Canada has withdrawn its planned digital services tax on large technology companies, including Meta Platforms Inc. and Alphabet Inc., in a strategic move aimed at restarting stalled trade negotiations with the United States.
The decision was confirmed by Canada’s Finance Minister Francois-Philippe Champagne, who stated in a post on Sunday that rescinding the digital services tax (DST) will enable both countries to make meaningful progress on a renewed trade framework.
“Rescinding the DST will allow the negotiations to make vital progress and reinforce our work to create jobs and build prosperity for all Canadians,” Champagne said.
The digital tax, passed under the previous government led by former Prime Minister Justin Trudeau, had been set to take effect this week. It would have imposed a 3% levy on digital services revenues earned from Canadian users by technology companies generating more than C$20 million annually from such activities.
The measure was projected to cost multinational technology firms billions of dollars in new payments.
The suspension comes after U.S. President Donald Trump announced on Friday that he was terminating all trade discussions with Canada in direct response to the implementation of the digital tax. Trump also threatened to introduce new tariffs on Canadian goods within a week.
However, following high-level dialogue between President Trump and Canadian Prime Minister Mark Carney, both sides have agreed to resume negotiations, targeting a potential trade deal by July 21.
The Canadian dollar appreciated slightly following the announcement, reflecting renewed optimism over trade stability with the country’s largest trading partner.

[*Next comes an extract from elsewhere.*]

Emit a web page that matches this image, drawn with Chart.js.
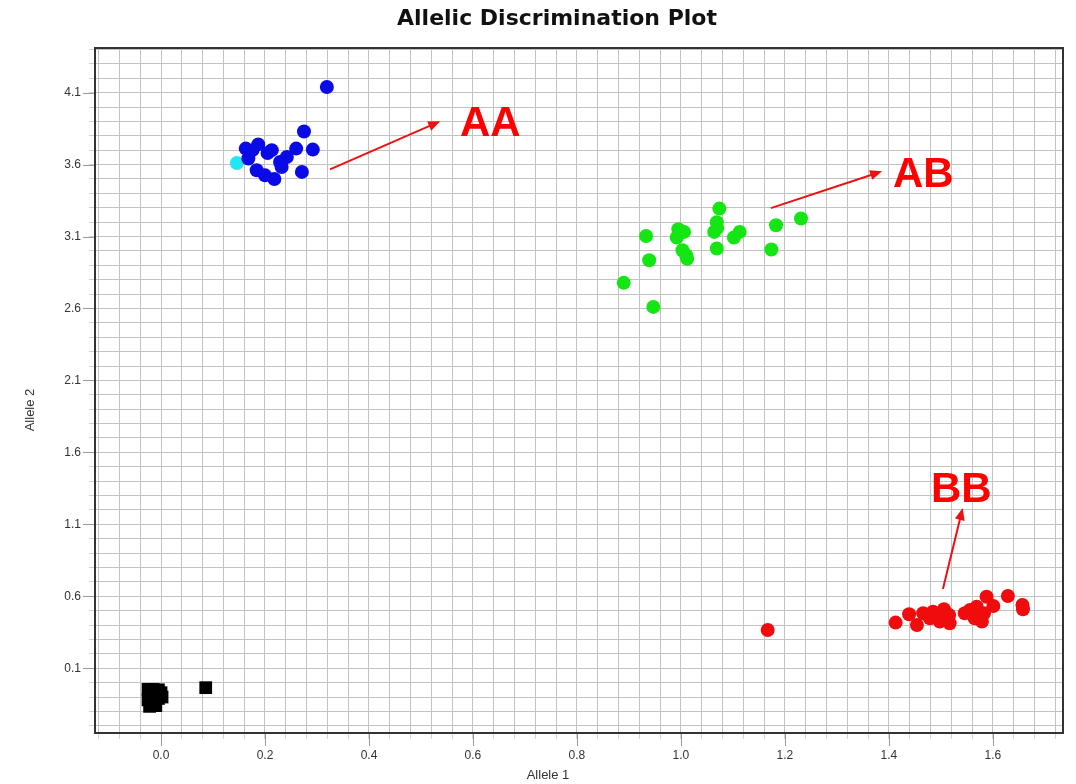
<!DOCTYPE html>
<html>
<head>
<meta charset="utf-8">
<title>Allelic Discrimination Plot</title>
<script src="https://cdn.jsdelivr.net/npm/chart.js@4.4.0/dist/chart.umd.min.js"></script>
<style>
  html, body { margin: 0; padding: 0; background: #fff; }
</style>
</head>
<body>
<canvas id="allelic-plot" width="1076" height="784"></canvas>
<script>
// Allele 1 / Allele 2 signal per well, grouped by genotype call
var aaAllele1 = [0.319, 0.275, 0.292, 0.260, 0.271, 0.163, 0.187, 0.168, 0.213, 0.229, 0.242, 0.232, 0.184, 0.200, 0.218, 0.176, 0.205];
var aaAllele2 = [4.139, 3.830, 3.704, 3.711, 3.549, 3.711, 3.740, 3.642, 3.700, 3.618, 3.653, 3.583, 3.560, 3.525, 3.500, 3.700, 3.680];

var undeterminedAllele1 = [0.146];
var undeterminedAllele2 = [3.611];

var abAllele1 = [0.890, 0.947, 0.939, 0.933, 0.997, 1.006, 0.992, 1.003, 1.012, 1.074, 1.069, 1.064, 1.069, 1.102, 1.113, 1.183, 1.174, 1.231, 0.995, 1.010, 1.070];
var abAllele2 = [2.778, 2.611, 2.935, 3.104, 3.139, 3.132, 3.093, 3.005, 2.945, 3.294, 3.200, 3.132, 3.017, 3.093, 3.132, 3.178, 3.010, 3.225, 3.150, 2.970, 3.160];

var bbAllele1 = [1.413, 1.439, 1.454, 1.466, 1.485, 1.479, 1.498, 1.506, 1.516, 1.517, 1.495, 1.546, 1.556, 1.569, 1.579, 1.565, 1.588, 1.601, 1.629, 1.657, 1.658, 1.583, 1.167];
var bbAllele2 = [0.417, 0.475, 0.401, 0.482, 0.493, 0.447, 0.424, 0.510, 0.470, 0.413, 0.470, 0.482, 0.505, 0.528, 0.424, 0.447, 0.597, 0.533, 0.602, 0.540, 0.510, 0.482, 0.366];

var ntcAllele1 = [-0.025, -0.015, -0.005, 0.000, -0.010, -0.020, -0.025, -0.015, -0.005, 0.002, -0.022, -0.010, 0.086];
var ntcAllele2 = [-0.047, -0.047, -0.050, -0.070, -0.080, -0.090, -0.120, -0.130, -0.110, -0.100, -0.165, -0.160, -0.035];

// grid lines (every step) and which of them carry a label
var xTicks = [];
for (var i = 0; i <= 46; i++) xTicks.push(Math.round((-0.12 + i * 0.04) * 100) / 100);
var yTicks = [];
for (var j = 0; j <= 47; j++) yTicks.push(Math.round((-0.3 + j * 0.1) * 10) / 10);

// genotype callouts
var calloutLabels = ['AA', 'AB', 'BB'];
var calloutTailX = [0.325, 1.173, 1.504];
var calloutTailY = [3.567, 3.297, 0.651];
var calloutHeadX = [0.537, 1.387, 1.542];
var calloutHeadY = [3.901, 3.553, 1.213];
var calloutTextX = [0.575, 1.408, 1.481];
var calloutTextY = [3.877, 3.523, 1.335];

function toPoints(xs, ys) {
    return xs.map(function (x, k) { return { x: x, y: ys[k] }; });
}

function isXLabel(v) { return Math.round(v * 100) % 20 === 0; }
function isYLabel(v) { return (Math.round(v * 10) - 1) % 5 === 0; }

function drawArrow(ctx, x1, y1, x2, y2) {
    var ang = Math.atan2(y2 - y1, x2 - x1);
    var head = 12, half = 5;
    var c = Math.cos(ang), s = Math.sin(ang);
    ctx.beginPath();
    ctx.moveTo(x1, y1);
    ctx.lineTo(x2 - head * 0.7 * c, y2 - head * 0.7 * s);
    ctx.stroke();
    ctx.beginPath();
    ctx.moveTo(x2, y2);
    ctx.lineTo(x2 - head * c + half * s, y2 - head * s - half * c);
    ctx.lineTo(x2 - head * c - half * s, y2 - head * s + half * c);
    ctx.closePath();
    ctx.fill();
}

var plotDecor = {
    id: 'plotDecor',
    afterDraw: function (chart) {
        var ctx = chart.ctx;
        var area = chart.chartArea;
        var xs = chart.scales.x, ys = chart.scales.y;
        ctx.save();

        // longer tick marks under the labelled values
        ctx.strokeStyle = '#9a9a9a';
        ctx.lineWidth = 1;
        xTicks.filter(isXLabel).forEach(function (v) {
            var px = Math.round(xs.getPixelForValue(v)) + 0.5;
            ctx.beginPath();
            ctx.moveTo(px, area.bottom);
            ctx.lineTo(px, area.bottom + 13);
            ctx.stroke();
        });
        yTicks.filter(isYLabel).forEach(function (v) {
            var py = Math.round(ys.getPixelForValue(v)) + 0.5;
            ctx.beginPath();
            ctx.moveTo(area.left - 12, py);
            ctx.lineTo(area.left, py);
            ctx.stroke();
        });

        // plot frame
        ctx.strokeStyle = '#333';
        ctx.lineWidth = 2;
        ctx.strokeRect(area.left, area.top, area.right - area.left, area.bottom - area.top);

        // titles
        ctx.fillStyle = '#111';
        ctx.textAlign = 'center';
        ctx.textBaseline = 'middle';
        ctx.font = 'bold 22px "DejaVu Sans", Tahoma, sans-serif';
        ctx.fillText('Allelic Discrimination Plot', 557, 19);
        ctx.fillStyle = '#333';
        ctx.font = '13px "Liberation Sans", Arial, sans-serif';
        ctx.fillText('Allele 1', 548, 775);
        ctx.save();
        ctx.translate(30, 410);
        ctx.rotate(-Math.PI / 2);
        ctx.fillText('Allele 2', 0, 0);
        ctx.restore();

        // callout arrows and genotype names
        ctx.strokeStyle = '#f01010';
        ctx.fillStyle = '#f01010';
        ctx.lineWidth = 2;
        calloutLabels.forEach(function (label, k) {
            drawArrow(ctx,
                xs.getPixelForValue(calloutTailX[k]), ys.getPixelForValue(calloutTailY[k]),
                xs.getPixelForValue(calloutHeadX[k]), ys.getPixelForValue(calloutHeadY[k]));
        });
        ctx.fillStyle = '#ff0000';
        ctx.textAlign = 'left';
        ctx.textBaseline = 'middle';
        ctx.font = 'bold 42px "Liberation Sans", Arial, sans-serif';
        calloutLabels.forEach(function (label, k) {
            ctx.fillText(label, xs.getPixelForValue(calloutTextX[k]), ys.getPixelForValue(calloutTextY[k]));
        });
        ctx.restore();
    }
};

var tickFont = { family: '"Liberation Sans", Arial, sans-serif', size: 12 };

var ctx = document.getElementById('allelic-plot').getContext('2d');
var allelicChart = new Chart(ctx, {
    type: 'scatter',
    data: {
        datasets: [{
            label: 'AA',
            data: toPoints(aaAllele1, aaAllele2),
            backgroundColor: '#0a0ae6',
            borderWidth: 0,
            pointRadius: 7
        }, {
            label: 'Undetermined',
            data: toPoints(undeterminedAllele1, undeterminedAllele2),
            backgroundColor: '#22e6f2',
            borderWidth: 0,
            pointRadius: 7
        }, {
            label: 'AB',
            data: toPoints(abAllele1, abAllele2),
            backgroundColor: '#14e614',
            borderWidth: 0,
            pointRadius: 7
        }, {
            label: 'BB',
            data: toPoints(bbAllele1, bbAllele2),
            backgroundColor: '#f00c0c',
            borderWidth: 0,
            pointRadius: 7
        }, {
            label: 'NTC',
            data: toPoints(ntcAllele1, ntcAllele2),
            backgroundColor: '#000',
            borderWidth: 0,
            pointStyle: 'rect',
            pointRadius: 9
        }]
    },
    options: {
        responsive: false,
        animation: false,
        devicePixelRatio: 1,
        layout: { padding: { left: 0, right: 13, top: 48, bottom: 0 } },
        plugins: {
            legend: { display: false },
            tooltip: { enabled: false }
        },
        scales: {
            x: {
                type: 'linear',
                min: -0.127,
                max: 1.735,
                afterBuildTicks: function (scale) {
                    scale.ticks = xTicks.map(function (v) { return { value: v }; });
                },
                afterFit: function (scale) { scale.height = 51; },
                ticks: {
                    autoSkip: false,
                    maxRotation: 0,
                    padding: 9,
                    color: '#333',
                    font: tickFont,
                    callback: function (v) { return isXLabel(v) ? v.toFixed(1) : ''; }
                },
                grid: { color: '#c2c2c2', lineWidth: 1, tickLength: 6, tickColor: '#d2d2d2' },
                border: { display: false }
            },
            y: {
                type: 'linear',
                min: -0.35,
                max: 4.41,
                afterBuildTicks: function (scale) {
                    scale.ticks = yTicks.map(function (v) { return { value: v }; });
                },
                afterFit: function (scale) { scale.width = 95; },
                ticks: {
                    autoSkip: false,
                    padding: 8,
                    color: '#333',
                    font: tickFont,
                    callback: function (v) { return isYLabel(v) ? v.toFixed(1) : ''; }
                },
                grid: { color: '#c2c2c2', lineWidth: 1, tickLength: 6, tickColor: '#d2d2d2' },
                border: { display: false }
            }
        }
    },
    plugins: [plotDecor]
});
</script>
</body>
</html>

Approximately 75% of Canada’s exports flow to the U.S., including crude oil, vehicles, and agricultural commodities.
In return, Canada remains the largest buyer of American goods and services, with total U.S. exports to Canada reaching about $440 billion last year and imports at roughly $477 billion, based on U.S. government figures.

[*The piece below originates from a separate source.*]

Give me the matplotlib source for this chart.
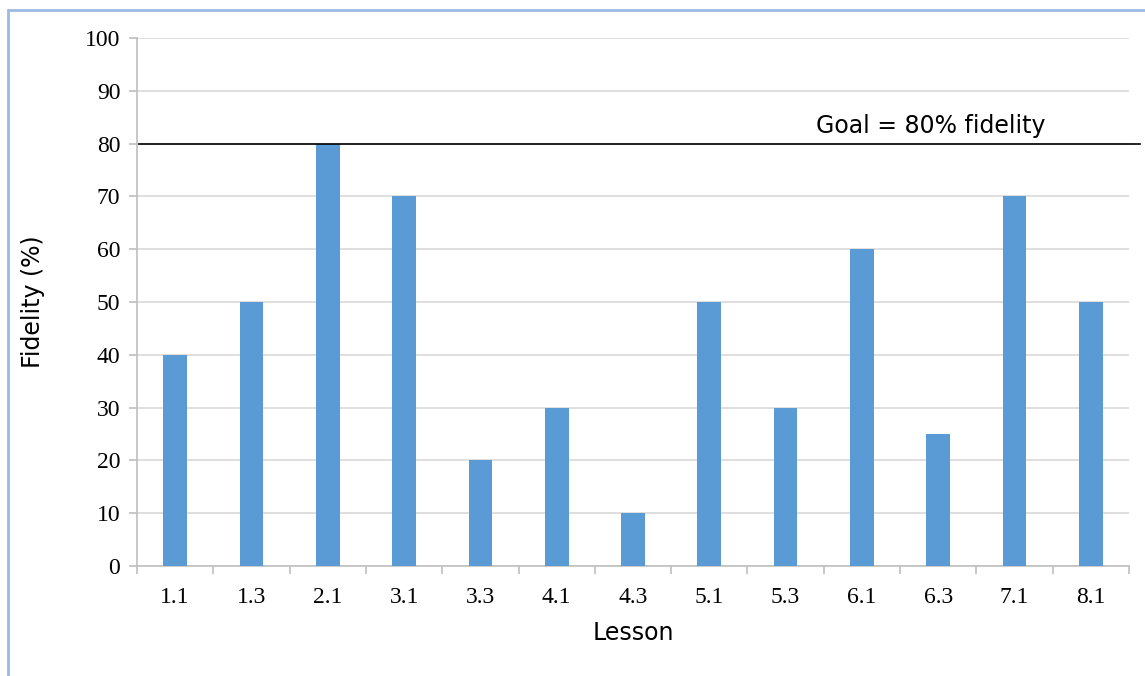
import matplotlib
matplotlib.use("Agg")
import matplotlib.pyplot as plt
from matplotlib.patches import Rectangle

lessons = ["1.1", "1.3", "2.1", "3.1", "3.3", "4.1", "4.3", "5.1", "5.3", "6.1", "6.3", "7.1", "8.1"]
fidelity = [40, 50, 80, 70, 20, 30, 10, 50, 30, 60, 25, 70, 50]
goal = 80
y_ticks = list(range(0, 101, 10))

W, H = 1145, 676
fig = plt.figure(figsize=(W / 100, H / 100), dpi=100)
ax = fig.add_axes([137 / W, 1 - 566 / H, (1129 - 137) / W, (566 - 38) / H])

# light blue frame around the whole chart
fig.patches.append(Rectangle((8 / W, -0.05), 1.1, 1 - 10 / H + 0.05, transform=fig.transFigure,
                             fill=False, edgecolor="#9DB9E6", linewidth=2))

x = list(range(len(lessons)))
ax.bar(x, fidelity, width=0.31, color="#5B9BD5", zorder=3)

ax.set_xlim(-0.5, len(lessons) - 0.5)
ax.set_ylim(0, 100)
ax.set_yticks(y_ticks)
ax.set_yticklabels([str(v) for v in y_ticks], fontfamily="Liberation Serif", fontsize=17)
ax.set_xticks(x)
ax.set_xticklabels(lessons, fontfamily="Liberation Serif", fontsize=17)
ax.set_xticks([i - 0.5 for i in range(len(lessons) + 1)], minor=True)

ax.yaxis.grid(True, color="#D9D9D9", linewidth=1.2, zorder=0)
ax.tick_params(axis="x", which="major", length=0, pad=15)
ax.tick_params(axis="x", which="minor", length=6, color="#BFBFBF", width=1.2)
ax.tick_params(axis="y", length=6, color="#BFBFBF", width=1.2, pad=6)
for side in ["top", "right"]:
    ax.spines[side].set_visible(False)
for side in ["left", "bottom"]:
    ax.spines[side].set_color("#BFBFBF")
    ax.spines[side].set_linewidth(1.2)

# goal line runs a bit past the plot area
ax.plot([0.002, 1.011], [goal, goal], transform=ax.get_yaxis_transform(), color="black",
        linewidth=1.2, clip_on=False, zorder=4)
ax.text(0.80, goal + 1, "Goal = 80% fidelity", transform=ax.get_yaxis_transform(),
        ha="center", va="bottom", fontsize=17, fontfamily="DejaVu Sans")

ax.set_ylabel("Fidelity (%)", fontsize=17, fontfamily="DejaVu Sans")
ax.set_xlabel("Lesson", fontsize=17, fontfamily="DejaVu Sans")
ax.yaxis.set_label_coords((33 - 137) / (1129 - 137), 0.5)
ax.xaxis.set_label_coords(0.5, -(633 - 566) / (566 - 38))
ax.xaxis.label.set_va("center")
ax.yaxis.label.set_va("center")

fig.savefig("out.png", dpi=100)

Canada’s finance department confirmed that all scheduled payments due under the DST framework, which would have begun Monday, have been suspended. In addition, the government will introduce legislation to repeal the digital tax entirely, aligning Canada’s position with broader international efforts to manage digital taxation through multilateral frameworks.
The repeal comes amid pressure from domestic business groups and policymakers who have consistently argued that the digital tax could increase the cost of online services for Canadian consumers and risk retaliatory measures from the U.S.
Others viewed the tax as a potential bargaining lever for Canada’s negotiating team as it seeks concessions from Washington on other trade fronts.
The renewed trade dialogue is expected to cover a range of sectors, with both administrations under pressure to secure an agreement that protects key industries and jobs. Canadian officials have indicated they will prioritize securing guarantees for automotive exports, energy shipments, and cross-border supply chains.
Analysts say that resolving the digital tax dispute removes a major obstacle that had threatened to derail talks at a time when Canada’s trade exposure to the U.S. remains significant. Trade experts expect both governments to intensify talks in the coming weeks to meet the July deadline and prevent additional tariff escalation.
Canada joins a list of countries reassessing unilateral digital taxes in favor of broader international agreements under the OECD framework. Several European countries continue to impose similar taxes, while the U.S. has consistently pushed for a coordinated global solution to prevent new barriers to trade.
As negotiations resume, market watchers will closely monitor currency movements, tariff developments, and the reaction of major technology companies, which have lobbied against national digital levies and supported a harmonized international approach instead.